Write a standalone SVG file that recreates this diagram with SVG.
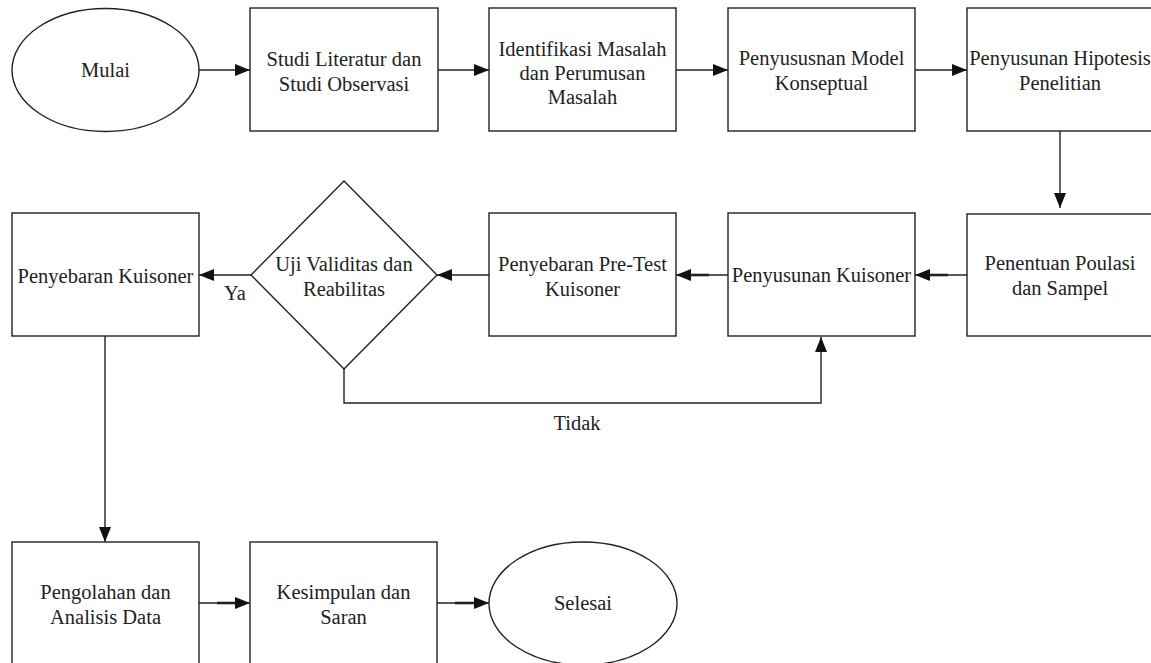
<svg xmlns="http://www.w3.org/2000/svg" width="1151" height="663" viewBox="0 0 1151 663">
<defs>
<style>
.box{fill:#fff;stroke:#222;stroke-width:1.4}
.t{font-family:"Liberation Serif","Times New Roman",serif;font-size:20.5px;fill:#222;text-anchor:middle}
.c{fill:none;stroke:#222;stroke-width:1.4}
.thick{stroke:#222;stroke-width:2.6}
</style>
<marker id="ah" markerWidth="15" markerHeight="12" refX="15" refY="6" orient="auto" markerUnits="userSpaceOnUse">
<path d="M0,0 L15,6 L0,12 z" fill="#111"/>
</marker>
</defs>
<rect width="1151" height="663" fill="#fff"/>

<g id="connectors">
<line class="c" x1="199" y1="70" x2="250" y2="70" marker-end="url(#ah)"/>
<line class="c" x1="438" y1="70" x2="489" y2="70" marker-end="url(#ah)"/>
<line class="c" x1="676" y1="70" x2="728" y2="70" marker-end="url(#ah)"/>
<line class="c" x1="915" y1="70" x2="967" y2="70" marker-end="url(#ah)"/>
<line class="c" x1="1060" y1="131" x2="1060" y2="208" marker-end="url(#ah)"/>
<line class="c" x1="967" y1="275" x2="915" y2="275" marker-end="url(#ah)"/>
<line class="thick" x1="929" y1="275" x2="948" y2="275"/>
<line class="c" x1="728" y1="275" x2="676" y2="275" marker-end="url(#ah)"/>
<line class="thick" x1="690" y1="275" x2="709" y2="275"/>
<line class="c" x1="489" y1="275" x2="437" y2="275" marker-end="url(#ah)"/>
<line class="c" x1="251" y1="275" x2="199" y2="275" marker-end="url(#ah)"/>
<path class="c" d="M344,369 V403 H821 V337" marker-end="url(#ah)"/>
<line class="c" x1="105" y1="336" x2="105" y2="542" marker-end="url(#ah)"/>
<line class="c" x1="199" y1="603" x2="250" y2="603" marker-end="url(#ah)"/>
<line class="thick" x1="217" y1="603" x2="236" y2="603"/>
<line class="c" x1="437" y1="603" x2="489" y2="603" marker-end="url(#ah)"/>
<line class="thick" x1="455" y1="603" x2="474" y2="603"/>
<text class="t" x="235" y="300">Ya</text>
<text class="t" x="577" y="430">Tidak</text>
</g>

<g id="mulai">
<ellipse class="box" cx="105.5" cy="70" rx="93.5" ry="61.5"/>
<text class="t" x="105.5" y="77">Mulai</text>
</g>
<g id="studi">
<rect class="box" x="250" y="8" width="188" height="123"/>
<text class="t" x="344" y="66">Studi Literatur dan</text>
<text class="t" x="344" y="91">Studi Observasi</text>
</g>
<g id="identifikasi">
<rect class="box" x="489" y="8" width="187" height="123"/>
<text class="t" x="582.5" y="56">Identifikasi Masalah</text>
<text class="t" x="582.5" y="80">dan Perumusan</text>
<text class="t" x="582.5" y="104">Masalah</text>
</g>
<g id="model">
<rect class="box" x="728" y="8" width="187" height="123"/>
<text class="t" x="821.5" y="65">Penyususnan Model</text>
<text class="t" x="821.5" y="90">Konseptual</text>
</g>
<g id="hipotesis">
<rect class="box" x="967" y="8" width="188" height="123"/>
<text class="t" x="1060" y="65">Penyusunan Hipotesis</text>
<text class="t" x="1060" y="90">Penelitian</text>
</g>
<g id="penentuan">
<rect class="box" x="967" y="214" width="188" height="122"/>
<text class="t" x="1060" y="270">Penentuan Poulasi</text>
<text class="t" x="1060" y="295">dan Sampel</text>
</g>
<g id="penyusunan-kuisoner">
<rect class="box" x="728" y="213" width="187" height="123"/>
<text class="t" x="821.5" y="282">Penyusunan Kuisoner</text>
</g>
<g id="pretest">
<rect class="box" x="489" y="213" width="187" height="123"/>
<text class="t" x="582.5" y="271">Penyebaran Pre-Test</text>
<text class="t" x="582.5" y="296">Kuisoner</text>
</g>
<g id="uji">
<polygon class="box" points="344,181 437,275 344,369 251,275"/>
<text class="t" x="344" y="271">Uji Validitas dan</text>
<text class="t" x="344" y="296">Reabilitas</text>
</g>
<g id="penyebaran-kuisoner">
<rect class="box" x="12" y="213" width="187" height="123"/>
<text class="t" x="105.5" y="283">Penyebaran Kuisoner</text>
</g>
<g id="pengolahan">
<rect class="box" x="12" y="542" width="187" height="123"/>
<text class="t" x="105.5" y="599">Pengolahan dan</text>
<text class="t" x="105.5" y="624">Analisis Data</text>
</g>
<g id="kesimpulan">
<rect class="box" x="250" y="542" width="187" height="123"/>
<text class="t" x="343.5" y="599">Kesimpulan dan</text>
<text class="t" x="343.5" y="624">Saran</text>
</g>
<g id="selesai">
<ellipse class="box" cx="583" cy="603.5" rx="94" ry="61.5"/>
<text class="t" x="583" y="610">Selesai</text>
</g>
</svg>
******
=== Problem description ===
Return the material exactly as given, apart from the pictures.

=== Output for this task ===
Write a standalone SVG file that recreates this diagram with SVG.
<svg xmlns="http://www.w3.org/2000/svg" width="1151" height="663" viewBox="0 0 1151 663">
<defs>
<style>
.box{fill:#fff;stroke:#222;stroke-width:1.4}
.t{font-family:"Liberation Serif","Times New Roman",serif;font-size:20.5px;fill:#222;text-anchor:middle}
.c{fill:none;stroke:#222;stroke-width:1.4}
.thick{stroke:#222;stroke-width:2.6}
</style>
<marker id="ah" markerWidth="15" markerHeight="12" refX="15" refY="6" orient="auto" markerUnits="userSpaceOnUse">
<path d="M0,0 L15,6 L0,12 z" fill="#111"/>
</marker>
</defs>
<rect width="1151" height="663" fill="#fff"/>

<g id="connectors">
<line class="c" x1="199" y1="70" x2="250" y2="70" marker-end="url(#ah)"/>
<line class="c" x1="438" y1="70" x2="489" y2="70" marker-end="url(#ah)"/>
<line class="c" x1="676" y1="70" x2="728" y2="70" marker-end="url(#ah)"/>
<line class="c" x1="915" y1="70" x2="967" y2="70" marker-end="url(#ah)"/>
<line class="c" x1="1060" y1="131" x2="1060" y2="208" marker-end="url(#ah)"/>
<line class="c" x1="967" y1="275" x2="915" y2="275" marker-end="url(#ah)"/>
<line class="thick" x1="929" y1="275" x2="948" y2="275"/>
<line class="c" x1="728" y1="275" x2="676" y2="275" marker-end="url(#ah)"/>
<line class="thick" x1="690" y1="275" x2="709" y2="275"/>
<line class="c" x1="489" y1="275" x2="437" y2="275" marker-end="url(#ah)"/>
<line class="c" x1="251" y1="275" x2="199" y2="275" marker-end="url(#ah)"/>
<path class="c" d="M344,369 V403 H821 V337" marker-end="url(#ah)"/>
<line class="c" x1="105" y1="336" x2="105" y2="542" marker-end="url(#ah)"/>
<line class="c" x1="199" y1="603" x2="250" y2="603" marker-end="url(#ah)"/>
<line class="thick" x1="217" y1="603" x2="236" y2="603"/>
<line class="c" x1="437" y1="603" x2="489" y2="603" marker-end="url(#ah)"/>
<line class="thick" x1="455" y1="603" x2="474" y2="603"/>
<text class="t" x="235" y="300">Ya</text>
<text class="t" x="577" y="430">Tidak</text>
</g>

<g id="mulai">
<ellipse class="box" cx="105.5" cy="70" rx="93.5" ry="61.5"/>
<text class="t" x="105.5" y="77">Mulai</text>
</g>
<g id="studi">
<rect class="box" x="250" y="8" width="188" height="123"/>
<text class="t" x="344" y="66">Studi Literatur dan</text>
<text class="t" x="344" y="91">Studi Observasi</text>
</g>
<g id="identifikasi">
<rect class="box" x="489" y="8" width="187" height="123"/>
<text class="t" x="582.5" y="56">Identifikasi Masalah</text>
<text class="t" x="582.5" y="80">dan Perumusan</text>
<text class="t" x="582.5" y="104">Masalah</text>
</g>
<g id="model">
<rect class="box" x="728" y="8" width="187" height="123"/>
<text class="t" x="821.5" y="65">Penyususnan Model</text>
<text class="t" x="821.5" y="90">Konseptual</text>
</g>
<g id="hipotesis">
<rect class="box" x="967" y="8" width="188" height="123"/>
<text class="t" x="1060" y="65">Penyusunan Hipotesis</text>
<text class="t" x="1060" y="90">Penelitian</text>
</g>
<g id="penentuan">
<rect class="box" x="967" y="214" width="188" height="122"/>
<text class="t" x="1060" y="270">Penentuan Poulasi</text>
<text class="t" x="1060" y="295">dan Sampel</text>
</g>
<g id="penyusunan-kuisoner">
<rect class="box" x="728" y="213" width="187" height="123"/>
<text class="t" x="821.5" y="282">Penyusunan Kuisoner</text>
</g>
<g id="pretest">
<rect class="box" x="489" y="213" width="187" height="123"/>
<text class="t" x="582.5" y="271">Penyebaran Pre-Test</text>
<text class="t" x="582.5" y="296">Kuisoner</text>
</g>
<g id="uji">
<polygon class="box" points="344,181 437,275 344,369 251,275"/>
<text class="t" x="344" y="271">Uji Validitas dan</text>
<text class="t" x="344" y="296">Reabilitas</text>
</g>
<g id="penyebaran-kuisoner">
<rect class="box" x="12" y="213" width="187" height="123"/>
<text class="t" x="105.5" y="283">Penyebaran Kuisoner</text>
</g>
<g id="pengolahan">
<rect class="box" x="12" y="542" width="187" height="123"/>
<text class="t" x="105.5" y="599">Pengolahan dan</text>
<text class="t" x="105.5" y="624">Analisis Data</text>
</g>
<g id="kesimpulan">
<rect class="box" x="250" y="542" width="187" height="123"/>
<text class="t" x="343.5" y="599">Kesimpulan dan</text>
<text class="t" x="343.5" y="624">Saran</text>
</g>
<g id="selesai">
<ellipse class="box" cx="583" cy="603.5" rx="94" ry="61.5"/>
<text class="t" x="583" y="610">Selesai</text>
</g>
</svg>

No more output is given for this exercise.